Nelson: Well, ethanol is almost like—and I’m not an expert on ethanol at all, so let me just put that disclaimer in there immediately—it’s more like a grain alcohol, almost. It’s from sugar. It’s a plant that needs to have a particular cellulose to create a gasoline-type fuel. But it’s mainly turning the sugar into fuel.

Truthdig: With ethanol we know how much money has been given to Iowa and other states where ethanol is being produced. On Biodiesel.org, they say there’s no government program to support them. Do you have an opinion on that?

Nelson: Biodiesel.org is an actual biodiesel board and there are many others. They’re just one entity, and they’re fine. They tend to have a lot more large producers and a lot of soybean people. Our whole deal, and we just actually formed—Daryl Hannah and I are co-chairs and Kelly King and Laura Louie, who is Woody Harrelson’s wife, and a group of us just formed the Sustainable Biodiesel Alliance, where our intent is to focus specifically on sustainable community biodiesel production. And if it ends up being ethanol as well at some future date, that’s fine, but the whole point is to keep it community—to eliminate the ADMs and the Cargills and those people ... large oil companies from just transferring their monopoly on Middle Eastern oil to home-produced, naturally produced fuel. Right now they can ... it’s really a matter of connecting the farm bill with our national security bills and those types of things without allowing one group or one industry to control our energy, whether it be from the Middle East or from our own country. If it’s domestically produced, that should be domestically distributed as well. We’re here to protect the family farmers and the community co-ops that want to produce their own fuel and sell it.

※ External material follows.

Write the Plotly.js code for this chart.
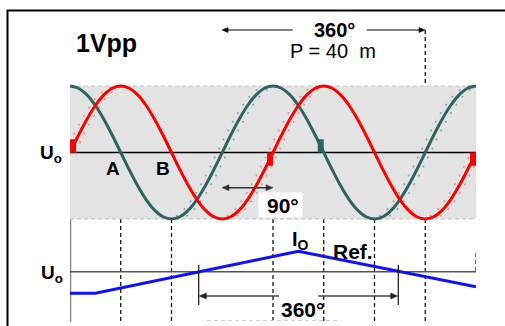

Truthdig: Are there stations where people can fill up? One of the problems with ethanol has been transporting it and getting it to the public.

Nelson: People actually produce it all over the country. We do our tours through this whole
country, and we do it on biodiesel. At least a blend. At minimum, it’s a blend of biodiesel. We try to do 100 percent whenever we can.... So, it’s out there. It’s already available. The funny thing about why $7.7 billion was given to renewable fuels—and that 7.7 is spread out between wind and geothermal and biomass and ethanol and biodiesel and others—that’s spread out amongst all of them. When 13 point something billion is given to the oil and gas industry and coal, and then another 12 to nuclear. So it’s kind of serious, but instead of doing that, let each community—that’s our deal—to connect communities and make sure that they can produce their own fuels so they’re not dependent on one of these corporations that have already proven that they could care less about these people’s interests, and do their own. Make their own fuel. Make their own security, which gives everybody in this country security because not one person or organization is controlling the market. What’s the difference between OPEC and a group of American oil companies who control our prices?

Truthdig: There’s a list of gas stations on Biodiesel.org and a few other of these sites....

Nelson: There are gas stations. What they have a list of is people who are members. There are other people besides them—many, many other people that are producing biodiesel. When we put the Sustainable Biodiesel Alliance online, it will be to help people connect to where they can get fuel around the country and, at the same time, promote community-based fueling stations where people can pull off the highway and fill up with whatever blend they need or 100 percent. So that is something that just hasn’t been put together. That’s what we’re going for. It exists out there—a lot of people making fuel. We’re some of them. In fact, if there was even more help, this would go big guns, but it also takes the profit away from some people that are in control right now.

Truthdig: During the State of the Union, the president said he would try and reduce foreign fuel by [20] percent by 2017. You’re saying....

Nelson: We’re already doing it. There are so many people already doing it. In fact, taking people and putting them back on land. Even if we just put them back on their land and let them buy their farms back. Put them back on land that’s sitting fallow right now. Let them grow food for ourselves and fuel. Then each community would start thriving again. You’ve got people out of the city, so there would be less congestion in the city. People on land, where they’re not [driven] insane by the inner city, where that’s not where they belong anyway. Put them back on the land, let them grow our fuel, let them grow our food, have it be sustainably grown, and then we eliminate—well, first we would eliminate, by getting them out of the city, the congestion of carbon fibers in the air, plus if they’re going to be using renewable fuels—and specifically I can speak for biodiesel, if up to 100 percent, you can eliminate 99 percent of particulates in the air.
So why wouldn’t we do that? People don’t want to be in the city, people want to be on their land; they never wanted to leave it to begin with. They got thrown off their land because the market is manipulated. So we put them back on it and allow them to earn ownership—we did that in the ’30s—but allow them to earn their ownership back, and let them produce food and fuel for us—fuel that doesn’t kill us, and grow it sustainably so it doesn’t kill the water and everything around us either. It doesn’t make sense not to. Then you have thriving communities ... when you put people back on the land then you need a grocery store, you need businesses that sustain those people. They have to buy their farm products somewhere, they have to buy their feed somewhere, when you get them back out there, you get those communities thriving again, and the heartbeat of America gets a little defibrillation—and certainly the economy. How is that bad? It’s not. It’s good for everybody; it’s just not great for those few who want it to be just good for them.

Annie Nelson is the wife of Willie Nelson and the co-chairperson of the Sustainable Biodiesel Alliance Inc. She is a supporter of sustainable, community-based biodiesel production as a method for restoring the dignity of small family farmers, the environment, the economy, energy independence and U.S. national security.